● **Exercise goal**: Omit the pictures, then write out every entry exactly as it reads.
--- BEGIN Given records ---
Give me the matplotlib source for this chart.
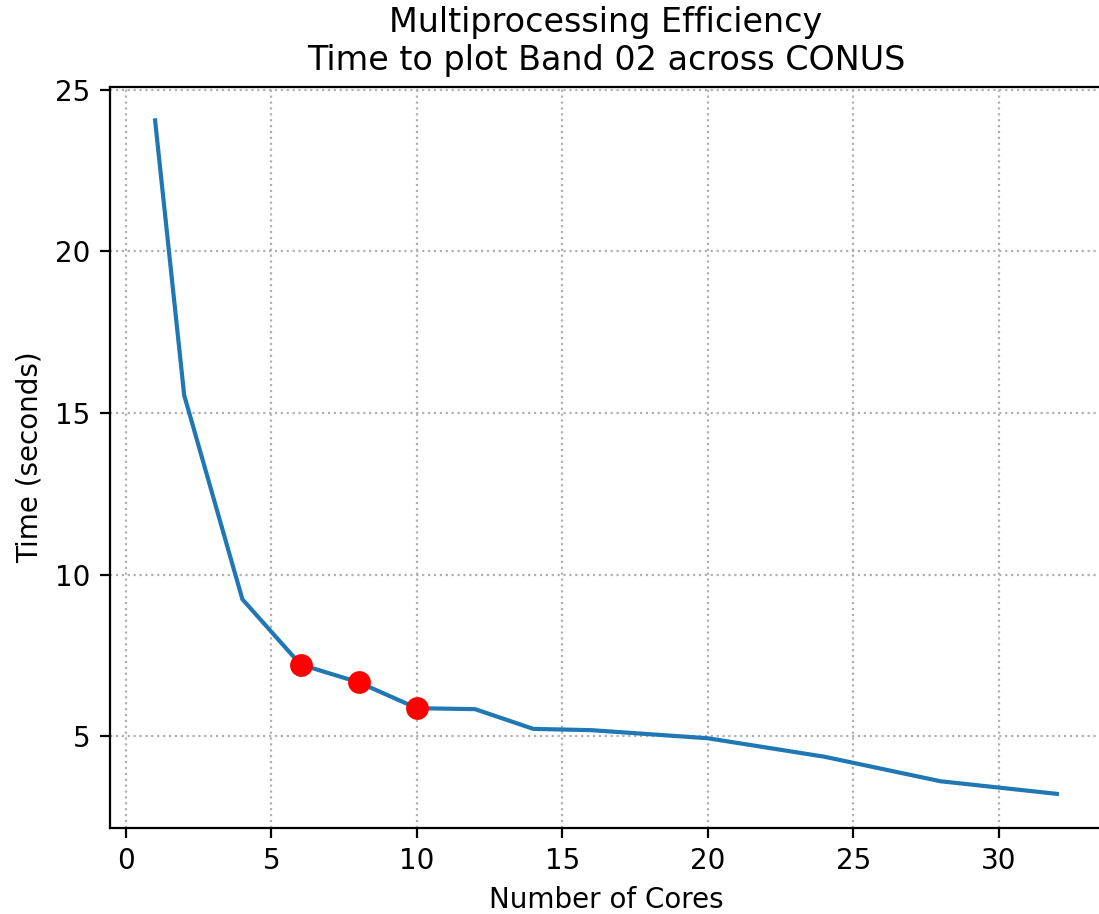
import matplotlib
matplotlib.use("Agg")
import matplotlib.pyplot as plt

cores = [1, 2, 4, 6, 8, 10, 12, 14, 16, 20, 24, 28, 32]
times = [24.05, 15.55, 9.24, 7.22, 6.67, 5.87, 5.84, 5.23, 5.19, 4.94, 4.37, 3.61, 3.22]
highlight_cores = [6, 8, 10]
highlight_times = [7.22, 6.67, 5.87]

title = "Multiprocessing Efficiency\nTime to plot Band 02 across CONUS"
xlabel = "Number of Cores"
ylabel = "Time (seconds)"

DPI = 200
fig = plt.figure(figsize=(1099 / DPI, 914 / DPI), dpi=DPI)
ax = fig.add_axes([0.1001, 0.0946, 0.9026, 0.8105])

ax.plot(cores, times, color="tab:blue", linewidth=1.5)
ax.plot(highlight_cores, highlight_times, "o", color="red", markersize=7.2, zorder=3)

ax.grid(linestyle=":", color="#b0b0b0", linewidth=0.8)
ax.set_xticks([0, 5, 10, 15, 20, 25, 30])
ax.set_yticks([5, 10, 15, 20, 25])
ax.spines["right"].set_visible(False)

ax.set_title(title, fontsize=12)
ax.set_xlabel(xlabel)
ax.set_ylabel(ylabel)

fig.savefig("out.png", dpi=DPI)
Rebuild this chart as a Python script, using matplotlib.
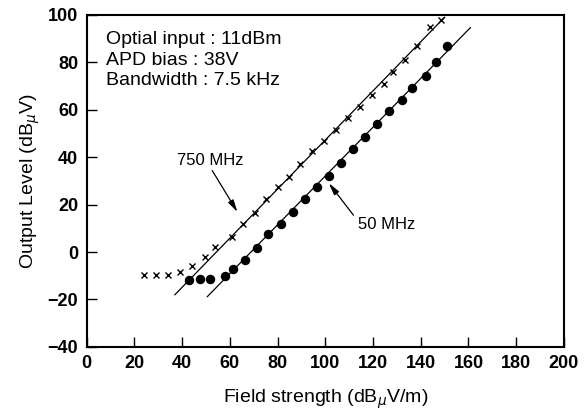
import matplotlib
matplotlib.use("Agg")
import matplotlib.pyplot as plt

# 750 MHz (crosses)
x750 = [24, 29, 34, 39, 44, 49.5, 54, 61, 65.5, 70.5, 75, 80, 85, 89.5, 94.5,
        99.5, 104.5, 109.5, 114.5, 119.5, 124.5, 128.5, 133.5, 138.5, 144, 148.5]
y750 = [-9.5, -9.5, -9.5, -8.5, -6, -2, 2, 6.5, 12, 16.5, 22.5, 27.5, 31.5, 37,
        42.5, 47, 51.5, 56.5, 61, 66, 71, 76, 81, 87, 95, 98]
# 50 MHz (dots)
x50 = [43, 47.5, 51.5, 58, 61.5, 66.5, 71.5, 76, 81.5, 86.5, 91.5, 96.5, 101.5,
       106.5, 111.5, 116.5, 121.5, 126.5, 132, 136.5, 142, 146.5, 151]
y50 = [-11.7, -11.3, -11.3, -10, -7, -3.5, 1.7, 7.5, 11.7, 16.7, 22.2, 27.3, 32,
       37.7, 43.5, 48.4, 54, 59.3, 64.2, 69.2, 74.4, 80.1, 87]
# fitted lines (end points)
fit750_x = [37, 150]
fit750_y = [-18, 99]
fit50_x = [50.6, 160.8]
fit50_y = [-18.8, 94.6]

xticks = list(range(0, 201, 20))
yticks = list(range(-40, 101, 20))

tick_font = dict(family=['Liberation Sans Narrow', 'Liberation Sans', 'DejaVu Sans'],
                 weight='bold', size=13)
text_font = ['Liberation Sans', 'DejaVu Sans']

fig = plt.figure(figsize=(5.85, 4.12), dpi=100)
ax = fig.add_axes([0.148, 0.158, 0.816, 0.806])

ax.plot(fit750_x, fit750_y, color='black', lw=0.9)
ax.plot(fit50_x, fit50_y, color='black', lw=0.9)
ax.plot(x750, y750, linestyle='none', marker='x', color='black', ms=5, mew=1.0)
ax.plot(x50, y50, linestyle='none', marker='o', color='black', ms=5.8)

ax.set_xlim(0, 200)
ax.set_ylim(-40, 100)
ax.set_xticks(xticks)
ax.set_yticks(yticks)
ax.set_xticklabels([str(v) for v in xticks], fontdict=tick_font)
ax.set_yticklabels([str(v).replace('-', '\u2212') for v in yticks], fontdict=tick_font)
ax.tick_params(direction='in', length=7, width=1.0, pad=6)
for s in ax.spines.values():
    s.set_linewidth(1.5)

ax.set_xlabel(r'Field strength (dB$_{\mu}$V/m)', family=text_font, size=14, labelpad=11)
ax.set_ylabel(r'Output Level (dB$_{\mu}$V)', family=text_font, size=14, labelpad=4)

ax.text(8, 93, 'Optial input : 11dBm\nAPD bias : 38V\nBandwidth : 7.5 kHz',
        family=text_font, size=14, va='top', ha='left', linespacing=1.25)

ax.annotate('750 MHz', xy=(63.2, 16.9), xytext=(38, 38.7), family=text_font, size=12,
            va='center', ha='left',
            arrowprops=dict(arrowstyle='-|>,head_length=0.6,head_width=0.15',
                            color='black', lw=0.9, shrinkA=0, shrinkB=0,
                            relpos=(0.5, 0)))
ax.annotate('50 MHz', xy=(101.5, 29.0), xytext=(113.7, 11.8), family=text_font, size=12,
            va='center', ha='left',
            arrowprops=dict(arrowstyle='-|>,head_length=0.6,head_width=0.15',
                            color='black', lw=0.9, shrinkA=2, shrinkB=0,
                            relpos=(0, 0.7)))

fig.savefig('out.png', dpi=100)
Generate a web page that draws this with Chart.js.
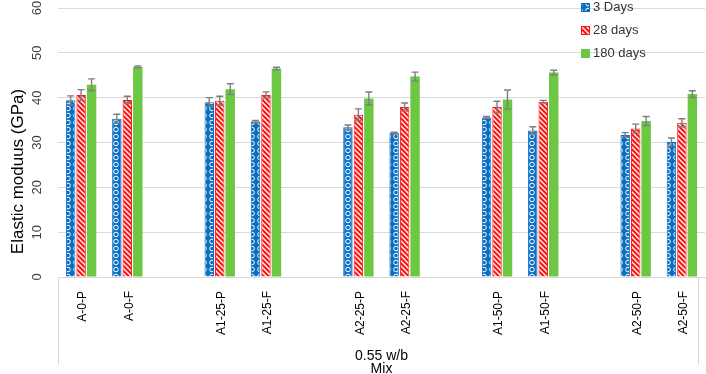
--- END Given records ---
● **Response to the task**:
Give me the matplotlib source for this chart.
import matplotlib
matplotlib.use("Agg")
import matplotlib.pyplot as plt

cores = [1, 2, 4, 6, 8, 10, 12, 14, 16, 20, 24, 28, 32]
times = [24.05, 15.55, 9.24, 7.22, 6.67, 5.87, 5.84, 5.23, 5.19, 4.94, 4.37, 3.61, 3.22]
highlight_cores = [6, 8, 10]
highlight_times = [7.22, 6.67, 5.87]

title = "Multiprocessing Efficiency\nTime to plot Band 02 across CONUS"
xlabel = "Number of Cores"
ylabel = "Time (seconds)"

DPI = 200
fig = plt.figure(figsize=(1099 / DPI, 914 / DPI), dpi=DPI)
ax = fig.add_axes([0.1001, 0.0946, 0.9026, 0.8105])

ax.plot(cores, times, color="tab:blue", linewidth=1.5)
ax.plot(highlight_cores, highlight_times, "o", color="red", markersize=7.2, zorder=3)

ax.grid(linestyle=":", color="#b0b0b0", linewidth=0.8)
ax.set_xticks([0, 5, 10, 15, 20, 25, 30])
ax.set_yticks([5, 10, 15, 20, 25])
ax.spines["right"].set_visible(False)

ax.set_title(title, fontsize=12)
ax.set_xlabel(xlabel)
ax.set_ylabel(ylabel)

fig.savefig("out.png", dpi=DPI)
Rebuild this chart as a Python script, using matplotlib.
import matplotlib
matplotlib.use("Agg")
import matplotlib.pyplot as plt

# 750 MHz (crosses)
x750 = [24, 29, 34, 39, 44, 49.5, 54, 61, 65.5, 70.5, 75, 80, 85, 89.5, 94.5,
        99.5, 104.5, 109.5, 114.5, 119.5, 124.5, 128.5, 133.5, 138.5, 144, 148.5]
y750 = [-9.5, -9.5, -9.5, -8.5, -6, -2, 2, 6.5, 12, 16.5, 22.5, 27.5, 31.5, 37,
        42.5, 47, 51.5, 56.5, 61, 66, 71, 76, 81, 87, 95, 98]
# 50 MHz (dots)
x50 = [43, 47.5, 51.5, 58, 61.5, 66.5, 71.5, 76, 81.5, 86.5, 91.5, 96.5, 101.5,
       106.5, 111.5, 116.5, 121.5, 126.5, 132, 136.5, 142, 146.5, 151]
y50 = [-11.7, -11.3, -11.3, -10, -7, -3.5, 1.7, 7.5, 11.7, 16.7, 22.2, 27.3, 32,
       37.7, 43.5, 48.4, 54, 59.3, 64.2, 69.2, 74.4, 80.1, 87]
# fitted lines (end points)
fit750_x = [37, 150]
fit750_y = [-18, 99]
fit50_x = [50.6, 160.8]
fit50_y = [-18.8, 94.6]

xticks = list(range(0, 201, 20))
yticks = list(range(-40, 101, 20))

tick_font = dict(family=['Liberation Sans Narrow', 'Liberation Sans', 'DejaVu Sans'],
                 weight='bold', size=13)
text_font = ['Liberation Sans', 'DejaVu Sans']

fig = plt.figure(figsize=(5.85, 4.12), dpi=100)
ax = fig.add_axes([0.148, 0.158, 0.816, 0.806])

ax.plot(fit750_x, fit750_y, color='black', lw=0.9)
ax.plot(fit50_x, fit50_y, color='black', lw=0.9)
ax.plot(x750, y750, linestyle='none', marker='x', color='black', ms=5, mew=1.0)
ax.plot(x50, y50, linestyle='none', marker='o', color='black', ms=5.8)

ax.set_xlim(0, 200)
ax.set_ylim(-40, 100)
ax.set_xticks(xticks)
ax.set_yticks(yticks)
ax.set_xticklabels([str(v) for v in xticks], fontdict=tick_font)
ax.set_yticklabels([str(v).replace('-', '\u2212') for v in yticks], fontdict=tick_font)
ax.tick_params(direction='in', length=7, width=1.0, pad=6)
for s in ax.spines.values():
    s.set_linewidth(1.5)

ax.set_xlabel(r'Field strength (dB$_{\mu}$V/m)', family=text_font, size=14, labelpad=11)
ax.set_ylabel(r'Output Level (dB$_{\mu}$V)', family=text_font, size=14, labelpad=4)

ax.text(8, 93, 'Optial input : 11dBm\nAPD bias : 38V\nBandwidth : 7.5 kHz',
        family=text_font, size=14, va='top', ha='left', linespacing=1.25)

ax.annotate('750 MHz', xy=(63.2, 16.9), xytext=(38, 38.7), family=text_font, size=12,
            va='center', ha='left',
            arrowprops=dict(arrowstyle='-|>,head_length=0.6,head_width=0.15',
                            color='black', lw=0.9, shrinkA=0, shrinkB=0,
                            relpos=(0.5, 0)))
ax.annotate('50 MHz', xy=(101.5, 29.0), xytext=(113.7, 11.8), family=text_font, size=12,
            va='center', ha='left',
            arrowprops=dict(arrowstyle='-|>,head_length=0.6,head_width=0.15',
                            color='black', lw=0.9, shrinkA=2, shrinkB=0,
                            relpos=(0, 0.7)))

fig.savefig('out.png', dpi=100)
Generate a web page that draws this with Chart.js.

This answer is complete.